Problem to solve => Faithfully return all lines, omitting every embedded picture.

··· Collected data ···

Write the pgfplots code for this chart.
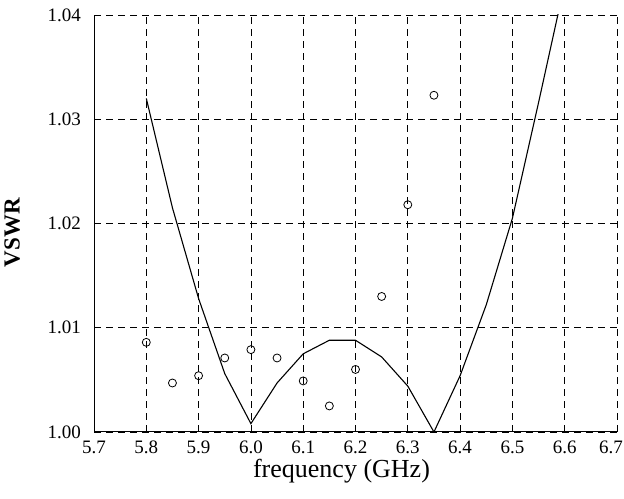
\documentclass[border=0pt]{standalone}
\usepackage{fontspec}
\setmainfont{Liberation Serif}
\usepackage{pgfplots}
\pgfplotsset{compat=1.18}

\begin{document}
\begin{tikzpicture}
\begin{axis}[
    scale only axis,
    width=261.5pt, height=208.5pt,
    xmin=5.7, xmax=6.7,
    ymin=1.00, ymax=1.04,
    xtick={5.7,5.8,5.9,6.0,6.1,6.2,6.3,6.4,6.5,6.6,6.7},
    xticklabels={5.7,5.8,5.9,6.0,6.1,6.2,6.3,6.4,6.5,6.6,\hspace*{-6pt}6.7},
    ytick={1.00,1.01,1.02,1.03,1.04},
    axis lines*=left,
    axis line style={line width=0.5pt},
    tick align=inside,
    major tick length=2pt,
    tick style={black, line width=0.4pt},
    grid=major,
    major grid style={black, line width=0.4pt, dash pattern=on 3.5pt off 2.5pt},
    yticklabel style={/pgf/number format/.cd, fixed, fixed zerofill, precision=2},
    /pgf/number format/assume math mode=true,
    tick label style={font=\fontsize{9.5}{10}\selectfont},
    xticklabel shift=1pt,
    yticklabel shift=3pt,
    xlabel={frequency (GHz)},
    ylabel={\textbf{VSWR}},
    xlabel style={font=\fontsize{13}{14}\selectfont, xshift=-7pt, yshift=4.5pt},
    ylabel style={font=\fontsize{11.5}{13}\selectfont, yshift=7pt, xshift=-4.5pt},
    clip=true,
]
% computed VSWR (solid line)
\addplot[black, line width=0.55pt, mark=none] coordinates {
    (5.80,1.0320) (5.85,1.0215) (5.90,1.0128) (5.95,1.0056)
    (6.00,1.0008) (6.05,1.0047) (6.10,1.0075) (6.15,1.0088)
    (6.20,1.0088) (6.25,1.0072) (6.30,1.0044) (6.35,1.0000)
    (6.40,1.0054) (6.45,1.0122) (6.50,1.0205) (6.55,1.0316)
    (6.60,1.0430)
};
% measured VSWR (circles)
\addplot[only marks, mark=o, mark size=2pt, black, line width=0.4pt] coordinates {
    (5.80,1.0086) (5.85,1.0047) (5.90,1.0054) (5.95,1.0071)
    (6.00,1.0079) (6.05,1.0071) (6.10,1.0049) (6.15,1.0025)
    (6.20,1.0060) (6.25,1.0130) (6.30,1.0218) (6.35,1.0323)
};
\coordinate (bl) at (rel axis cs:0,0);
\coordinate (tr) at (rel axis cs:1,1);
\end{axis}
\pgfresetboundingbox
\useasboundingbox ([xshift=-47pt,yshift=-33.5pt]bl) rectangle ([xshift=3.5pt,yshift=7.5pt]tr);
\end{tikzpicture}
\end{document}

···

Solution to this task =>
Write the pgfplots code for this chart.
\documentclass[border=0pt]{standalone}
\usepackage{fontspec}
\setmainfont{Liberation Serif}
\usepackage{pgfplots}
\pgfplotsset{compat=1.18}

\begin{document}
\begin{tikzpicture}
\begin{axis}[
    scale only axis,
    width=261.5pt, height=208.5pt,
    xmin=5.7, xmax=6.7,
    ymin=1.00, ymax=1.04,
    xtick={5.7,5.8,5.9,6.0,6.1,6.2,6.3,6.4,6.5,6.6,6.7},
    xticklabels={5.7,5.8,5.9,6.0,6.1,6.2,6.3,6.4,6.5,6.6,\hspace*{-6pt}6.7},
    ytick={1.00,1.01,1.02,1.03,1.04},
    axis lines*=left,
    axis line style={line width=0.5pt},
    tick align=inside,
    major tick length=2pt,
    tick style={black, line width=0.4pt},
    grid=major,
    major grid style={black, line width=0.4pt, dash pattern=on 3.5pt off 2.5pt},
    yticklabel style={/pgf/number format/.cd, fixed, fixed zerofill, precision=2},
    /pgf/number format/assume math mode=true,
    tick label style={font=\fontsize{9.5}{10}\selectfont},
    xticklabel shift=1pt,
    yticklabel shift=3pt,
    xlabel={frequency (GHz)},
    ylabel={\textbf{VSWR}},
    xlabel style={font=\fontsize{13}{14}\selectfont, xshift=-7pt, yshift=4.5pt},
    ylabel style={font=\fontsize{11.5}{13}\selectfont, yshift=7pt, xshift=-4.5pt},
    clip=true,
]
% computed VSWR (solid line)
\addplot[black, line width=0.55pt, mark=none] coordinates {
    (5.80,1.0320) (5.85,1.0215) (5.90,1.0128) (5.95,1.0056)
    (6.00,1.0008) (6.05,1.0047) (6.10,1.0075) (6.15,1.0088)
    (6.20,1.0088) (6.25,1.0072) (6.30,1.0044) (6.35,1.0000)
    (6.40,1.0054) (6.45,1.0122) (6.50,1.0205) (6.55,1.0316)
    (6.60,1.0430)
};
% measured VSWR (circles)
\addplot[only marks, mark=o, mark size=2pt, black, line width=0.4pt] coordinates {
    (5.80,1.0086) (5.85,1.0047) (5.90,1.0054) (5.95,1.0071)
    (6.00,1.0079) (6.05,1.0071) (6.10,1.0049) (6.15,1.0025)
    (6.20,1.0060) (6.25,1.0130) (6.30,1.0218) (6.35,1.0323)
};
\coordinate (bl) at (rel axis cs:0,0);
\coordinate (tr) at (rel axis cs:1,1);
\end{axis}
\pgfresetboundingbox
\useasboundingbox ([xshift=-47pt,yshift=-33.5pt]bl) rectangle ([xshift=3.5pt,yshift=7.5pt]tr);
\end{tikzpicture}
\end{document}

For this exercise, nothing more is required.